TSA (Style) & TAA (Action): Require attacking the two CLIP-based encoders (CLIP-L + CLIP-G). Adding T5-XXL does not significantly improve performance for these targets.
Conclusion: Attacking the minimal necessary subset does not degrade image quality compared to attacking all encoders.

B. Effectiveness of MELT (Answering RQ2)

MELT demonstrates that parameter-efficient tuning is sufficient for successful attacks:

Parameter Efficiency: MELT updates fewer than 0.2% of the total encoder parameters (e.g., ~11.4M parameters vs. 5.5B for full fine-tuning in TPA).
Performance: MELT achieves Attack Success Rates (ASR) and CLIP scores comparable to or slightly better than full fine-tuning baselines across all four attack types.
- Example: For TOA, MELT achieves 99% ASR with only 0.11% of the parameters required for full fine-tuning.
Utility: The model's utility (clean generation quality, measured by FID and CLIPclean) remains largely unaffected.

4. Key Contributions

First Systematic Study: Provides the first comprehensive analysis of text-encoder backdoor attacks on multi-encoder T2I models (specifically Stable Diffusion 3) across four distinct semantic levels.
Minimal Subset Discovery: Identifies that specific attack targets (like object replacement) can be executed by compromising a single, specific encoder (CLIP-G), rather than the entire model, revealing targeted vulnerabilities.
MELT Framework: Proposes a lightweight, LoRA-based attack method that proves backdoors can be implanted with <0.2% trainable parameters, making attacks feasible even on massive, multi-encoder models.

5. Significance

Security Implications: The findings challenge the assumption that larger, more complex multi-encoder models are inherently more secure.
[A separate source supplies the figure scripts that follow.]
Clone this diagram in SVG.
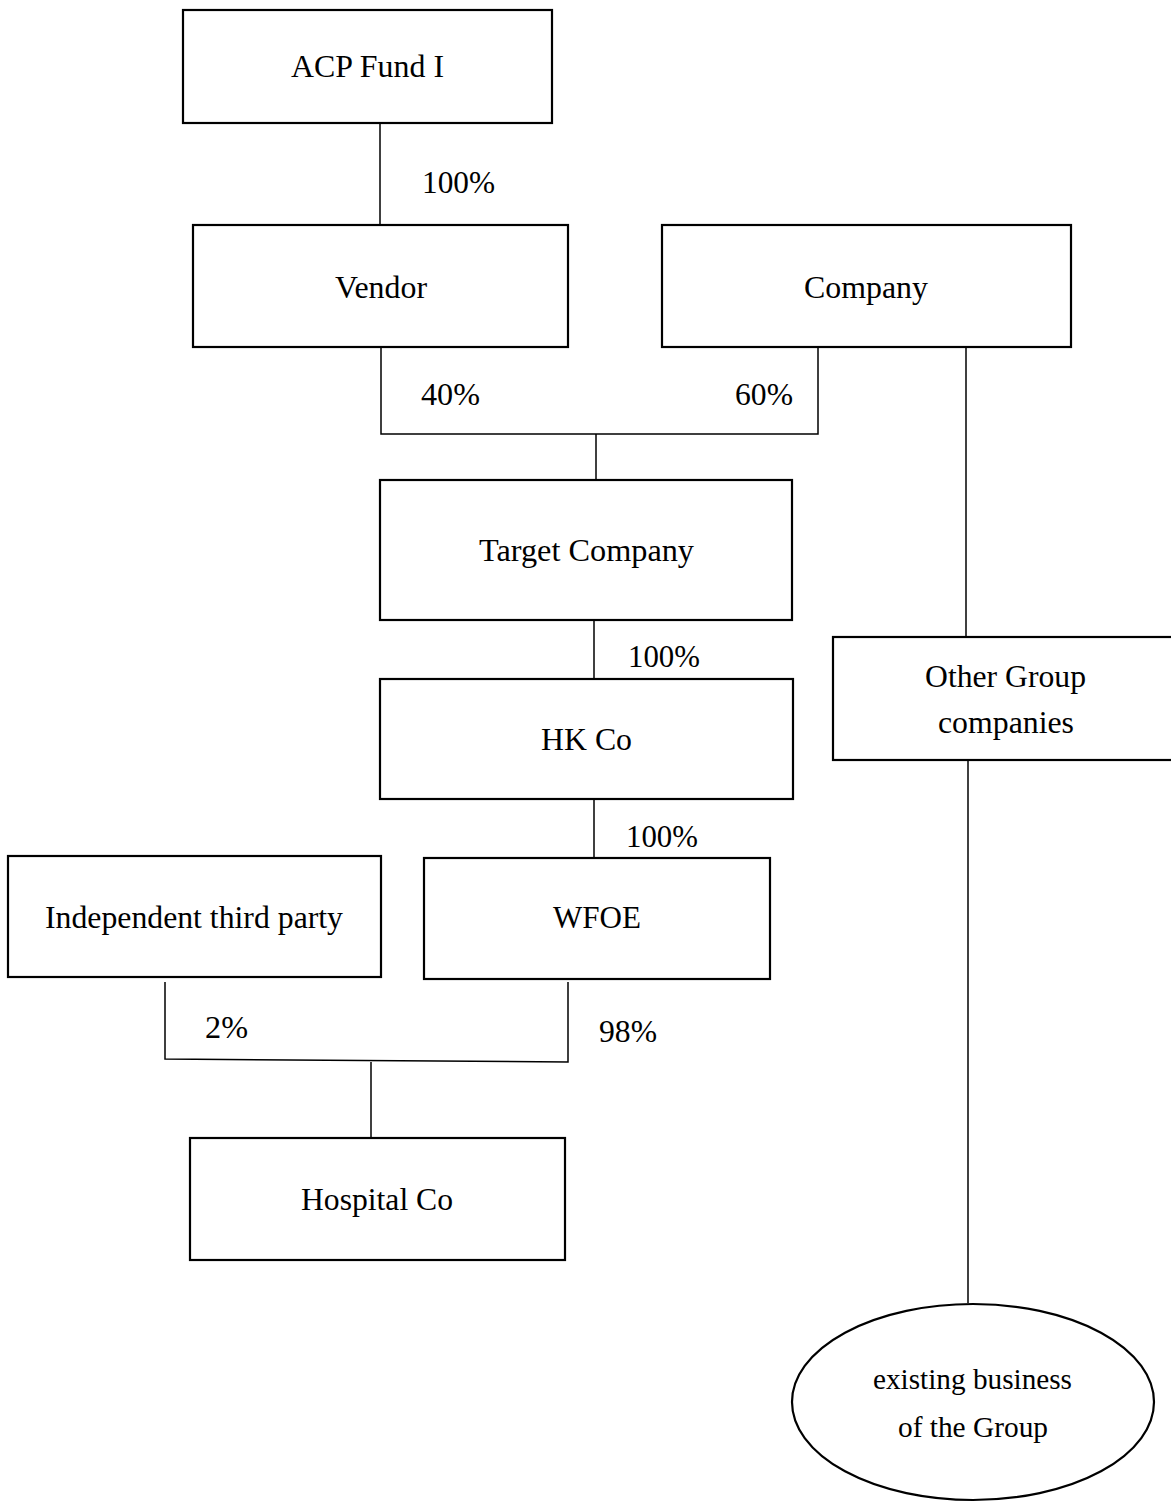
<svg xmlns="http://www.w3.org/2000/svg" width="1171" height="1502" viewBox="0 0 1171 1502">
<style>
.box{fill:#fff;stroke:#000;stroke-width:2.2}
.ln{fill:none;stroke:#000;stroke-width:1.5}
text{font-family:"Liberation Serif","Times New Roman",serif;font-size:31px;fill:#000}
.s{font-size:29px}
</style>
<rect width="1171" height="1502" fill="#fff"/>
<g id="connectors">
<line class="ln" x1="380" y1="123" x2="380" y2="225"/>
<polyline class="ln" points="381,347 381,434 818,434 818,347"/>
<line class="ln" x1="596" y1="434" x2="596" y2="480"/>
<line class="ln" x1="594" y1="620" x2="594" y2="679"/>
<line class="ln" x1="594" y1="799" x2="594" y2="858"/>
<polyline class="ln" points="165,982 165,1059 568,1062 568,982"/>
<line class="ln" x1="371" y1="1062" x2="371" y2="1138"/>
<line class="ln" x1="966" y1="347" x2="966" y2="637"/>
<line class="ln" x1="968" y1="760" x2="968" y2="1303"/>
<text x="422" y="193" textLength="73" lengthAdjust="spacingAndGlyphs">100%</text>
<text x="421" y="405" textLength="59" lengthAdjust="spacingAndGlyphs">40%</text>
<text x="735" y="405" textLength="58" lengthAdjust="spacingAndGlyphs">60%</text>
<text x="628" y="667" textLength="72" lengthAdjust="spacingAndGlyphs">100%</text>
<text x="626" y="847" textLength="72" lengthAdjust="spacingAndGlyphs">100%</text>
<text x="205" y="1038" textLength="43" lengthAdjust="spacingAndGlyphs">2%</text>
<text x="599" y="1042" textLength="58" lengthAdjust="spacingAndGlyphs">98%</text>
</g>
<g id="acp">
<rect class="box" x="183" y="10" width="369" height="113"/>
<text x="291" y="77" textLength="153" lengthAdjust="spacingAndGlyphs">ACP Fund I</text>
</g>
<g id="vendor">
<rect class="box" x="193" y="225" width="375" height="122"/>
<text x="335" y="298" textLength="92" lengthAdjust="spacingAndGlyphs">Vendor</text>
</g>
<g id="company">
<rect class="box" x="662" y="225" width="409" height="122"/>
<text x="804" y="298" textLength="124" lengthAdjust="spacingAndGlyphs">Company</text>
</g>
<g id="target">
<rect class="box" x="380" y="480" width="412" height="140"/>
<text x="479" y="561" textLength="215" lengthAdjust="spacingAndGlyphs">Target Company</text>
</g>
<g id="hkco">
<rect class="box" x="380" y="679" width="413" height="120"/>
<text x="541" y="750" textLength="91" lengthAdjust="spacingAndGlyphs">HK Co</text>
</g>
<g id="other">
<rect class="box" x="833" y="637" width="345" height="123"/>
<text x="925" y="687" textLength="161" lengthAdjust="spacingAndGlyphs">Other Group</text>
<text x="938" y="733" textLength="136" lengthAdjust="spacingAndGlyphs">companies</text>
</g>
<g id="independent">
<rect class="box" x="8" y="856" width="373" height="121"/>
<text x="45" y="928" textLength="298" lengthAdjust="spacingAndGlyphs">Independent third party</text>
</g>
<g id="wfoe">
<rect class="box" x="424" y="858" width="346" height="121"/>
<text x="553" y="928" textLength="88" lengthAdjust="spacingAndGlyphs">WFOE</text>
</g>
<g id="hospital">
<rect class="box" x="190" y="1138" width="375" height="122"/>
<text x="301" y="1210" textLength="152" lengthAdjust="spacingAndGlyphs">Hospital Co</text>
</g>
<g id="existing">
<ellipse class="box" cx="973" cy="1402" rx="181" ry="98"/>
<text class="s" x="873" y="1389" textLength="199" lengthAdjust="spacingAndGlyphs">existing business</text>
<text class="s" x="898" y="1437" textLength="150" lengthAdjust="spacingAndGlyphs">of the Group</text>
</g>
</svg>
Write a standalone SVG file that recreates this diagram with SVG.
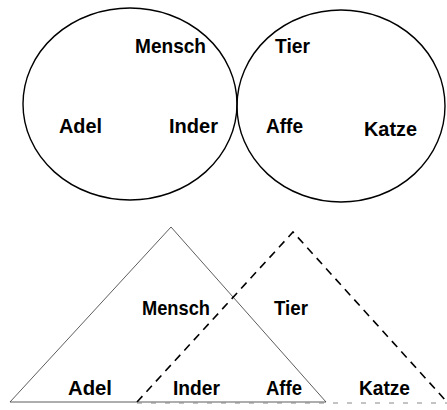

They demonstrate that attackers can achieve high success rates by targeting specific, smaller subsets of encoders, significantly lowering the barrier to entry for sophisticated attacks.
Efficiency: The success of MELT suggests that future defenses cannot rely solely on the computational cost of fine-tuning as a deterrent. Defenses must address the vulnerability of specific encoder components and the efficacy of parameter-efficient injection methods.
Practicality: The study highlights that in real-world scenarios where users copy-paste prompts from untrusted sources, subtle triggers can activate these lightweight backdoors, posing a serious risk to content safety and policy compliance in deployed AI systems.